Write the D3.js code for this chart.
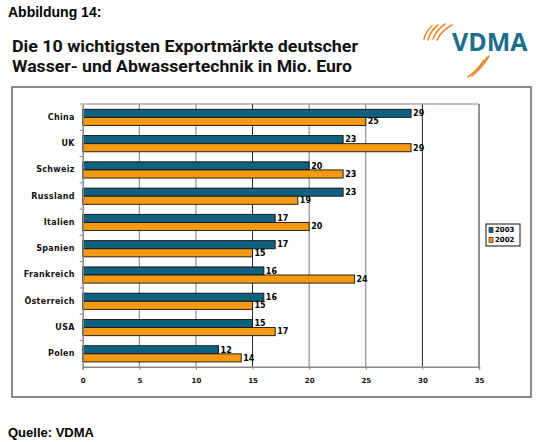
<!DOCTYPE html>
<html>
<head>
<meta charset="utf-8">
<script src="https://cdn.jsdelivr.net/npm/d3@7"></script>
<style>
  body { margin: 0; background: #fff; }
  svg { display: block; }
</style>
</head>
<body>
<div id="chart"></div>
<script>
const width = 543;
const height = 442;

// data
const categories = ['China', 'UK', 'Schweiz', 'Russland', 'Italien', 'Spanien', 'Frankreich', 'Österreich', 'USA', 'Polen'];
const years = ['2003', '2002'];
const values2003 = [29, 23, 20, 23, 17, 17, 16, 16, 15, 12];
const values2002 = [25, 29, 23, 19, 20, 15, 24, 15, 17, 14];
const xTicks = [0, 5, 10, 15, 20, 25, 30, 35];
const titleLines = ['Die 10 wichtigsten Exportmärkte deutscher', 'Wasser- und Abwassertechnik in Mio. Euro'];

const colors = { '2003': '#0f6180', '2002': '#f39a12' };

const svg = d3.select('#chart').append('svg')
  .attr('width', width)
  .attr('height', height);

svg.append('rect').attr('width', width).attr('height', height).attr('fill', '#fff');

// header
svg.append('text')
  .attr('x', 8).attr('y', 17)
  .style('font', 'bold 14px "Liberation Sans", Arial, sans-serif')
  .text('Abbildung 14:');

// title, two lines
const titleWidths = [346, 340];
svg.append('g').selectAll('text').data(titleLines).join('text')
  .attr('x', 12)
  .attr('y', (d, i) => 51.5 + i * 20)
  .style('font-family', 'Roboto, sans-serif')
  .style('font-weight', 700)
  .style('font-size', '17px')
  .attr('fill', '#111')
  .attr('textLength', (d, i) => titleWidths[i])
  .attr('lengthAdjust', 'spacingAndGlyphs')
  .text(d => d);

// logo
const logo = svg.append('g');
logo.append('text')
  .attr('x', 452).attr('y', 51)
  .style('font', 'bold 25px "Open Sans", sans-serif')
  .style('fill', '#1b6f8b')
  .text('VDMA');
const swooshes = [
  'M424,39 Q426,31 432,26',
  'M428,40 Q431,30 438,25',
  'M433,39 Q437,29 445,24',
  'M437,40 Q442,30 452,25',
  'M468,77 Q478,70 484,60',
  'M472,76 Q482,68 487,57',
  'M478,70 Q485,64 489,56'
];
logo.selectAll('path.sw').data(swooshes).join('path')
  .attr('class', 'sw')
  .attr('d', d => d)
  .attr('fill', 'none')
  .attr('stroke', '#e98a2f')
  .attr('stroke-width', 1.6)
  .attr('stroke-linecap', 'round');

// chart frame
svg.append('rect')
  .attr('x', 12).attr('y', 87)
  .attr('width', 519).attr('height', 310)
  .attr('fill', 'none')
  .attr('stroke', '#666')
  .attr('stroke-width', 1.5);

const plot = { left: 82.7, right: 479, top: 104, bottom: 366.7 };

const x = d3.scaleLinear().domain([0, 35]).range([plot.left, plot.right]);
const y = d3.scaleBand().domain(categories).range([plot.top, plot.bottom]);
const ySub = d3.scaleBand().domain(years).range([5.3, 21.5]);

// gridlines
svg.append('g').selectAll('line').data(xTicks.slice(1)).join('line')
  .attr('x1', d => x(d)).attr('x2', d => x(d))
  .attr('y1', plot.top).attr('y2', plot.bottom)
  .attr('stroke', d => (d === 15 || d >= 30) ? '#222' : '#7a7a7a')
  .attr('stroke-width', 1);

svg.append('line')
  .attr('x1', plot.left).attr('x2', plot.right)
  .attr('y1', plot.top).attr('y2', plot.top)
  .attr('stroke', '#888');

// bars
const rows = categories.map((c, i) => ({ cat: c, vals: [
  { year: '2003', v: values2003[i] },
  { year: '2002', v: values2002[i] }
] }));

const groups = svg.append('g').selectAll('g').data(rows).join('g')
  .attr('transform', d => `translate(0,${y(d.cat)})`);

groups.selectAll('rect').data(d => d.vals).join('rect')
  .attr('x', x(0))
  .attr('y', d => ySub(d.year))
  .attr('width', d => x(d.v) - x(0))
  .attr('height', ySub.bandwidth())
  .attr('fill', d => colors[d.year])
  .attr('stroke', '#111')
  .attr('stroke-width', 0.9);

groups.selectAll('text').data(d => d.vals).join('text')
  .attr('x', d => x(d.v) + 2)
  .attr('y', d => ySub(d.year) + ySub.bandwidth() / 2)
  .attr('dy', '0.35em')
  .style('font', 'bold 8px "DejaVu Sans", sans-serif')
  .text(d => d.v);

// axes
const xAxis = svg.append('g')
  .attr('transform', `translate(0,${plot.bottom})`)
  .call(d3.axisBottom(x).tickValues(xTicks).tickSize(3).tickPadding(8));
xAxis.select('.domain').attr('stroke', '#888').attr('stroke-width', 1.5);
xAxis.selectAll('.tick line').attr('stroke', '#888');
xAxis.selectAll('.tick text')
  .style('font', 'bold 7px "DejaVu Sans", sans-serif')
  .attr('fill', '#111');

const yAxis = svg.append('g')
  .attr('transform', `translate(${plot.left},0)`)
  .call(d3.axisLeft(y).tickSize(0).tickPadding(8));
yAxis.select('.domain').attr('stroke', '#888').attr('stroke-width', 1.5);
yAxis.selectAll('.tick text')
  .style('font', 'bold 8px "DejaVu Sans", sans-serif')
  .style('letter-spacing', '0.3px')
  .attr('fill', '#111');

// category boundary ticks
svg.append('g').selectAll('line').data(categories).join('line')
  .attr('x1', plot.left - 3).attr('x2', plot.left)
  .attr('y1', d => y(d)).attr('y2', d => y(d))
  .attr('stroke', '#888');

// legend
const legend = svg.append('g').attr('transform', 'translate(486,224)');
legend.append('rect')
  .attr('width', 34).attr('height', 22)
  .attr('fill', '#fff').attr('stroke', '#111').attr('stroke-width', 1);
const li = legend.selectAll('g').data(years).join('g')
  .attr('transform', (d, i) => `translate(3,${6 + i * 10})`);
li.append('rect')
  .attr('x', 0).attr('y', -2.5)
  .attr('width', 4).attr('height', 5)
  .attr('fill', d => colors[d])
  .attr('stroke', '#111').attr('stroke-width', 0.6);
li.append('text')
  .attr('x', 6).attr('dy', '0.35em')
  .style('font', 'bold 7px "DejaVu Sans", sans-serif')
  .text(d => d);

// source
svg.append('text')
  .attr('x', 8).attr('y', 437)
  .style('font', 'bold 13px "Liberation Sans", Arial, sans-serif')
  .text('Quelle: VDMA');
</script>
</body>
</html>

_ _ _

» Task requirements:
Without the pictures, write out all of the material exactly.

» Answer to the task:
Write the D3.js code for this chart.
<!DOCTYPE html>
<html>
<head>
<meta charset="utf-8">
<script src="https://cdn.jsdelivr.net/npm/d3@7"></script>
<style>
  body { margin: 0; background: #fff; }
  svg { display: block; }
</style>
</head>
<body>
<div id="chart"></div>
<script>
const width = 543;
const height = 442;

// data
const categories = ['China', 'UK', 'Schweiz', 'Russland', 'Italien', 'Spanien', 'Frankreich', 'Österreich', 'USA', 'Polen'];
const years = ['2003', '2002'];
const values2003 = [29, 23, 20, 23, 17, 17, 16, 16, 15, 12];
const values2002 = [25, 29, 23, 19, 20, 15, 24, 15, 17, 14];
const xTicks = [0, 5, 10, 15, 20, 25, 30, 35];
const titleLines = ['Die 10 wichtigsten Exportmärkte deutscher', 'Wasser- und Abwassertechnik in Mio. Euro'];

const colors = { '2003': '#0f6180', '2002': '#f39a12' };

const svg = d3.select('#chart').append('svg')
  .attr('width', width)
  .attr('height', height);

svg.append('rect').attr('width', width).attr('height', height).attr('fill', '#fff');

// header
svg.append('text')
  .attr('x', 8).attr('y', 17)
  .style('font', 'bold 14px "Liberation Sans", Arial, sans-serif')
  .text('Abbildung 14:');

// title, two lines
const titleWidths = [346, 340];
svg.append('g').selectAll('text').data(titleLines).join('text')
  .attr('x', 12)
  .attr('y', (d, i) => 51.5 + i * 20)
  .style('font-family', 'Roboto, sans-serif')
  .style('font-weight', 700)
  .style('font-size', '17px')
  .attr('fill', '#111')
  .attr('textLength', (d, i) => titleWidths[i])
  .attr('lengthAdjust', 'spacingAndGlyphs')
  .text(d => d);

// logo
const logo = svg.append('g');
logo.append('text')
  .attr('x', 452).attr('y', 51)
  .style('font', 'bold 25px "Open Sans", sans-serif')
  .style('fill', '#1b6f8b')
  .text('VDMA');
const swooshes = [
  'M424,39 Q426,31 432,26',
  'M428,40 Q431,30 438,25',
  'M433,39 Q437,29 445,24',
  'M437,40 Q442,30 452,25',
  'M468,77 Q478,70 484,60',
  'M472,76 Q482,68 487,57',
  'M478,70 Q485,64 489,56'
];
logo.selectAll('path.sw').data(swooshes).join('path')
  .attr('class', 'sw')
  .attr('d', d => d)
  .attr('fill', 'none')
  .attr('stroke', '#e98a2f')
  .attr('stroke-width', 1.6)
  .attr('stroke-linecap', 'round');

// chart frame
svg.append('rect')
  .attr('x', 12).attr('y', 87)
  .attr('width', 519).attr('height', 310)
  .attr('fill', 'none')
  .attr('stroke', '#666')
  .attr('stroke-width', 1.5);

const plot = { left: 82.7, right: 479, top: 104, bottom: 366.7 };

const x = d3.scaleLinear().domain([0, 35]).range([plot.left, plot.right]);
const y = d3.scaleBand().domain(categories).range([plot.top, plot.bottom]);
const ySub = d3.scaleBand().domain(years).range([5.3, 21.5]);

// gridlines
svg.append('g').selectAll('line').data(xTicks.slice(1)).join('line')
  .attr('x1', d => x(d)).attr('x2', d => x(d))
  .attr('y1', plot.top).attr('y2', plot.bottom)
  .attr('stroke', d => (d === 15 || d >= 30) ? '#222' : '#7a7a7a')
  .attr('stroke-width', 1);

svg.append('line')
  .attr('x1', plot.left).attr('x2', plot.right)
  .attr('y1', plot.top).attr('y2', plot.top)
  .attr('stroke', '#888');

// bars
const rows = categories.map((c, i) => ({ cat: c, vals: [
  { year: '2003', v: values2003[i] },
  { year: '2002', v: values2002[i] }
] }));

const groups = svg.append('g').selectAll('g').data(rows).join('g')
  .attr('transform', d => `translate(0,${y(d.cat)})`);

groups.selectAll('rect').data(d => d.vals).join('rect')
  .attr('x', x(0))
  .attr('y', d => ySub(d.year))
  .attr('width', d => x(d.v) - x(0))
  .attr('height', ySub.bandwidth())
  .attr('fill', d => colors[d.year])
  .attr('stroke', '#111')
  .attr('stroke-width', 0.9);

groups.selectAll('text').data(d => d.vals).join('text')
  .attr('x', d => x(d.v) + 2)
  .attr('y', d => ySub(d.year) + ySub.bandwidth() / 2)
  .attr('dy', '0.35em')
  .style('font', 'bold 8px "DejaVu Sans", sans-serif')
  .text(d => d.v);

// axes
const xAxis = svg.append('g')
  .attr('transform', `translate(0,${plot.bottom})`)
  .call(d3.axisBottom(x).tickValues(xTicks).tickSize(3).tickPadding(8));
xAxis.select('.domain').attr('stroke', '#888').attr('stroke-width', 1.5);
xAxis.selectAll('.tick line').attr('stroke', '#888');
xAxis.selectAll('.tick text')
  .style('font', 'bold 7px "DejaVu Sans", sans-serif')
  .attr('fill', '#111');

const yAxis = svg.append('g')
  .attr('transform', `translate(${plot.left},0)`)
  .call(d3.axisLeft(y).tickSize(0).tickPadding(8));
yAxis.select('.domain').attr('stroke', '#888').attr('stroke-width', 1.5);
yAxis.selectAll('.tick text')
  .style('font', 'bold 8px "DejaVu Sans", sans-serif')
  .style('letter-spacing', '0.3px')
  .attr('fill', '#111');

// category boundary ticks
svg.append('g').selectAll('line').data(categories).join('line')
  .attr('x1', plot.left - 3).attr('x2', plot.left)
  .attr('y1', d => y(d)).attr('y2', d => y(d))
  .attr('stroke', '#888');

// legend
const legend = svg.append('g').attr('transform', 'translate(486,224)');
legend.append('rect')
  .attr('width', 34).attr('height', 22)
  .attr('fill', '#fff').attr('stroke', '#111').attr('stroke-width', 1);
const li = legend.selectAll('g').data(years).join('g')
  .attr('transform', (d, i) => `translate(3,${6 + i * 10})`);
li.append('rect')
  .attr('x', 0).attr('y', -2.5)
  .attr('width', 4).attr('height', 5)
  .attr('fill', d => colors[d])
  .attr('stroke', '#111').attr('stroke-width', 0.6);
li.append('text')
  .attr('x', 6).attr('dy', '0.35em')
  .style('font', 'bold 7px "DejaVu Sans", sans-serif')
  .text(d => d);

// source
svg.append('text')
  .attr('x', 8).attr('y', 437)
  .style('font', 'bold 13px "Liberation Sans", Arial, sans-serif')
  .text('Quelle: VDMA');
</script>
</body>
</html>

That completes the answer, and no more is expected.